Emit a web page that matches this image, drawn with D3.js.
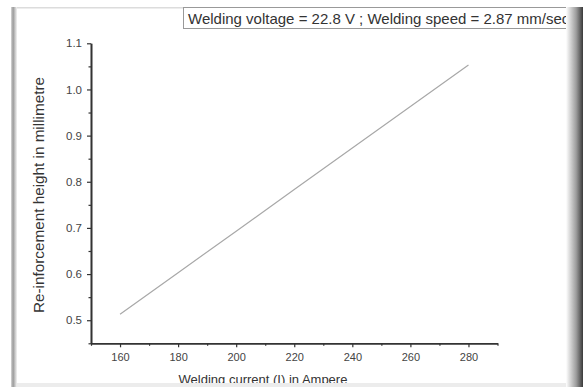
<!DOCTYPE html>
<html>
<head>
<meta charset="utf-8">
<script src="https://cdn.jsdelivr.net/npm/d3@7"></script>
<style>
  html, body { margin: 0; padding: 0; background: #fff; }
  svg { display: block; }
  text { font-family: "Liberation Sans", Arial, sans-serif; }
</style>
</head>
<body>
<svg id="chart" width="586" height="387"></svg>
<script>
// Re-inforcement height vs welding current
const currentA = [160, 180, 200, 220, 240, 260, 280];
const heightMm = [0.513, 0.603, 0.693, 0.783, 0.873, 0.963, 1.053];
const xTicks = [160, 180, 200, 220, 240, 260, 280];
const yTicks = [0.5, 0.6, 0.7, 0.8, 0.9, 1.0, 1.1];
const titleText = "Welding voltage = 22.8 V ; Welding speed = 2.87 mm/sec";
const xLabel = "Welding current (I) in Ampere";
const yLabel = "Re-inforcement height in millimetre";

const svg = d3.select("#chart");
const W = 586, H = 387;

// panel frame with soft shadowed edges
const defs = svg.append("defs");
const gl = defs.append("linearGradient").attr("id", "leftEdge");
gl.append("stop").attr("offset", "0%").attr("stop-color", "#d8d8d8");
gl.append("stop").attr("offset", "35%").attr("stop-color", "#9a9a9a");
gl.append("stop").attr("offset", "100%").attr("stop-color", "#f4f4f4");
const gr = defs.append("linearGradient").attr("id", "rightEdge");
gr.append("stop").attr("offset", "0%").attr("stop-color", "#ffffff");
gr.append("stop").attr("offset", "60%").attr("stop-color", "#9c9c9c");
gr.append("stop").attr("offset", "100%").attr("stop-color", "#3a3a3a");

svg.append("rect").attr("x", 12).attr("y", 7).attr("width", 570).attr("height", 1.5).attr("fill", "#dcdcdc");
svg.append("rect").attr("x", 11).attr("y", 7).attr("width", 6).attr("height", H - 7).attr("fill", "url(#leftEdge)");

// plot area
const x = d3.scaleLinear().domain([150, 290]).range([91, 497.5]);
const y = d3.scaleLinear().domain([0.45, 1.1]).range([343.3, 43.3]);

const axisColor = "#333";

// x axis
const gx = svg.append("g").attr("transform", `translate(0,${y(0.45)})`);
gx.call(d3.axisBottom(x).tickValues(xTicks).tickSize(4).tickSizeOuter(0).tickPadding(6).tickFormat(d3.format("d")));
gx.append("g").call(d3.axisBottom(x).tickValues(d3.range(150, 291, 20)).tickSize(2.5).tickSizeOuter(0).tickFormat(""));
gx.selectAll("path.domain").attr("stroke", axisColor).attr("stroke-width", 1.6);
gx.selectAll(".tick line").attr("stroke", axisColor).attr("stroke-width", 1.2);
gx.selectAll(".tick text").attr("fill", "#444").style("font-size", "11px");

// y axis
const gy = svg.append("g").attr("transform", `translate(${x(150)},0)`);
gy.call(d3.axisLeft(y).tickValues(yTicks).tickSize(4).tickSizeOuter(0).tickPadding(5).tickFormat(d3.format(".1f")));
gy.append("g").call(d3.axisLeft(y).tickValues(d3.range(0.45, 1.1, 0.1)).tickSize(2.5).tickSizeOuter(0).tickFormat(""));
gy.selectAll("path.domain").attr("stroke", axisColor).attr("stroke-width", 1.6);
gy.selectAll(".tick line").attr("stroke", axisColor).attr("stroke-width", 1.2);
gy.selectAll(".tick text").attr("fill", "#444").style("font-size", "11.5px");

// data line
svg.append("path")
  .datum(currentA.map((c, i) => [c, heightMm[i]]))
  .attr("fill", "none")
  .attr("stroke", "#a8a8a8")
  .attr("stroke-width", 1.2)
  .attr("d", d3.line().x(d => x(d[0])).y(d => y(d[1])));

// axis titles
svg.append("text")
  .attr("x", 263).attr("y", 383.5)
  .attr("text-anchor", "middle")
  .attr("fill", "#333")
  .style("font-size", "13px")
  .text(xLabel);

svg.append("text")
  .attr("transform", "translate(43.5,195) rotate(-90)")
  .attr("text-anchor", "middle")
  .attr("fill", "#333")
  .attr("textLength", 236)
  .attr("lengthAdjust", "spacingAndGlyphs")
  .style("font-size", "14px")
  .text(yLabel);

// bottom edge of the panel
svg.append("rect").attr("x", 17).attr("y", 383).attr("width", 552).attr("height", 4).attr("fill", "#ececec");

// condition box at the top
svg.append("rect")
  .attr("x", 183.5).attr("y", 7.5).attr("width", 400).attr("height", 21)
  .attr("fill", "#fff").attr("stroke", "#999").attr("stroke-width", 1);
svg.append("text")
  .attr("x", 188).attr("y", 23.5)
  .attr("fill", "#333")
  .style("font-size", "15px")
  .text(titleText);

// right shadow edge drawn last so it overlaps the box
svg.append("rect").attr("x", 566).attr("y", 7).attr("width", 17).attr("height", H - 7).attr("fill", "url(#rightEdge)");
svg.append("rect").attr("x", 583).attr("y", 7).attr("width", 3).attr("height", H - 7).attr("fill", "#fff");
</script>
</body>
</html>
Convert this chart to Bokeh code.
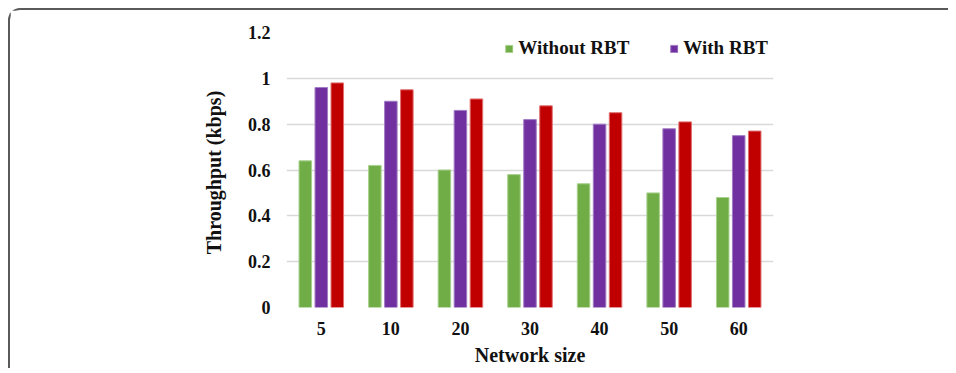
from bokeh.plotting import figure
from bokeh.models import FactorRange, FixedTicker, CustomJSTickFormatter, Legend, LegendItem, ColumnDataSource
from bokeh.transform import dodge
from bokeh.embed import file_html
from bokeh.resources import INLINE

categories = ["5", "10", "20", "30", "40", "50", "60"]
without_rbt = [0.64, 0.62, 0.60, 0.58, 0.54, 0.50, 0.48]
with_rbt = [0.96, 0.90, 0.86, 0.82, 0.80, 0.78, 0.75]
third_series = [0.98, 0.95, 0.91, 0.88, 0.85, 0.81, 0.77]
y_ticks = [0, 0.2, 0.4, 0.6, 0.8, 1.0, 1.2]

source = ColumnDataSource(dict(cat=categories, g=without_rbt, p=with_rbt, r=third_series))

FONT = "Liberation Serif"

p = figure(x_range=FactorRange(factors=categories), y_range=(0, 1.2),
           frame_width=487, frame_height=275,
           min_border_left=276, min_border_right=175, min_border_top=22, min_border_bottom=58,
           output_backend="svg", toolbar_location=None, tools="")
p.styles = {"margin-left": "8px", "margin-top": "8px",
            "border-top": "2px solid #5a5a5a", "border-left": "2px solid #5a5a5a",
            "border-top-left-radius": "12px", "box-sizing": "border-box"}

p.outline_line_color = None
p.background_fill_color = "white"
p.border_fill_color = "white"

g = p.vbar(x=dodge("cat", -0.23, range=p.x_range), top="g", width=0.18, source=source,
           fill_color="#70ad47", line_color="#a9d18e", line_width=1)
pu = p.vbar(x=dodge("cat", 0.0, range=p.x_range), top="p", width=0.18, source=source,
            fill_color="#7030a0", line_color="#a27cc4", line_width=1)
r = p.vbar(x=dodge("cat", 0.23, range=p.x_range), top="r", width=0.18, source=source,
           fill_color="#c00000", line_color="#e07070", line_width=1)

p.xgrid.grid_line_color = None
p.ygrid.grid_line_color = "#d9d9d9"
p.ygrid.grid_line_width = 1.5
p.yaxis.ticker = FixedTicker(ticks=y_ticks)
p.yaxis.formatter = CustomJSTickFormatter(code="return String(Math.round(tick*10)/10);")

for ax in (p.xaxis[0], p.yaxis[0]):
    ax.axis_line_color = None
    ax.major_tick_line_color = None
    ax.minor_tick_line_color = None
    ax.major_tick_out = 0
    ax.major_tick_in = 0
    ax.minor_tick_out = 0
    ax.major_label_text_font = FONT
    ax.major_label_text_font_style = "bold"
    ax.major_label_text_font_size = "18px"
    ax.major_label_text_color = "#111111"
    ax.axis_label_text_font = FONT
    ax.axis_label_text_font_style = "bold"
    ax.axis_label_text_font_size = "20px"
    ax.axis_label_text_color = "#111111"

p.xaxis.axis_label = "Network size"
p.xaxis.major_label_standoff = 14
p.xaxis.axis_label_standoff = 6
p.yaxis.axis_label = "Throughput  (kbps)"
p.yaxis.major_label_standoff = 16
p.yaxis.axis_label_standoff = 20

legend = Legend(items=[LegendItem(label="Without RBT", renderers=[g]),
                       LegendItem(label="With RBT", renderers=[pu])],
                location="top_right", orientation="horizontal",
                label_text_font=FONT, label_text_font_style="bold", label_text_font_size="19px",
                label_text_color="#111111",
                glyph_width=9, glyph_height=9, label_standoff=5, spacing=40,
                padding=0, margin=5, border_line_color=None, background_fill_alpha=0)
p.add_layout(legend)

open("out.html", "w").write(file_html(p, INLINE))
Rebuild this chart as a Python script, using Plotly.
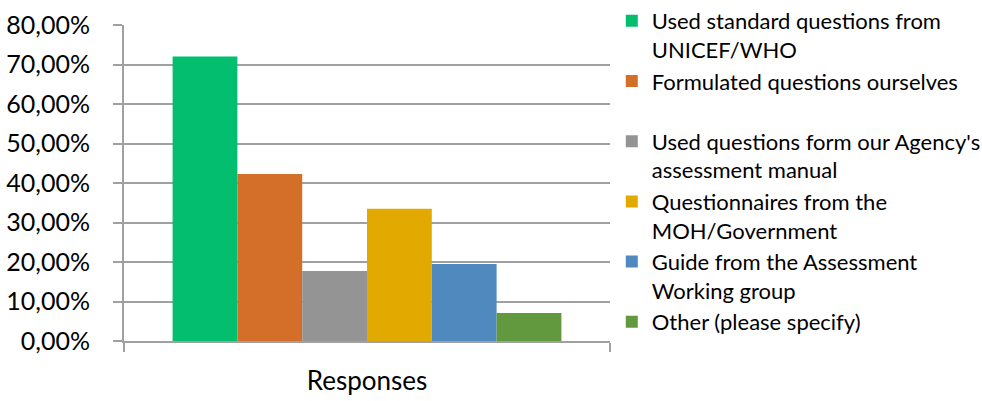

WHAT THIS TASK INVOLVES:
Your task is to retype exactly the lines from the one containing "Convert this chart to Bokeh code." through the one containing "from bokeh.resources import INLINE", leaving every picture out.

CORRECT RESULT:
Convert this chart to Bokeh code.
from bokeh.plotting import figure
from bokeh.models import FactorRange, FixedTicker, CustomJSTickFormatter, Legend, LegendItem, ColumnDataSource
from bokeh.transform import dodge
from bokeh.embed import file_html
from bokeh.resources import INLINE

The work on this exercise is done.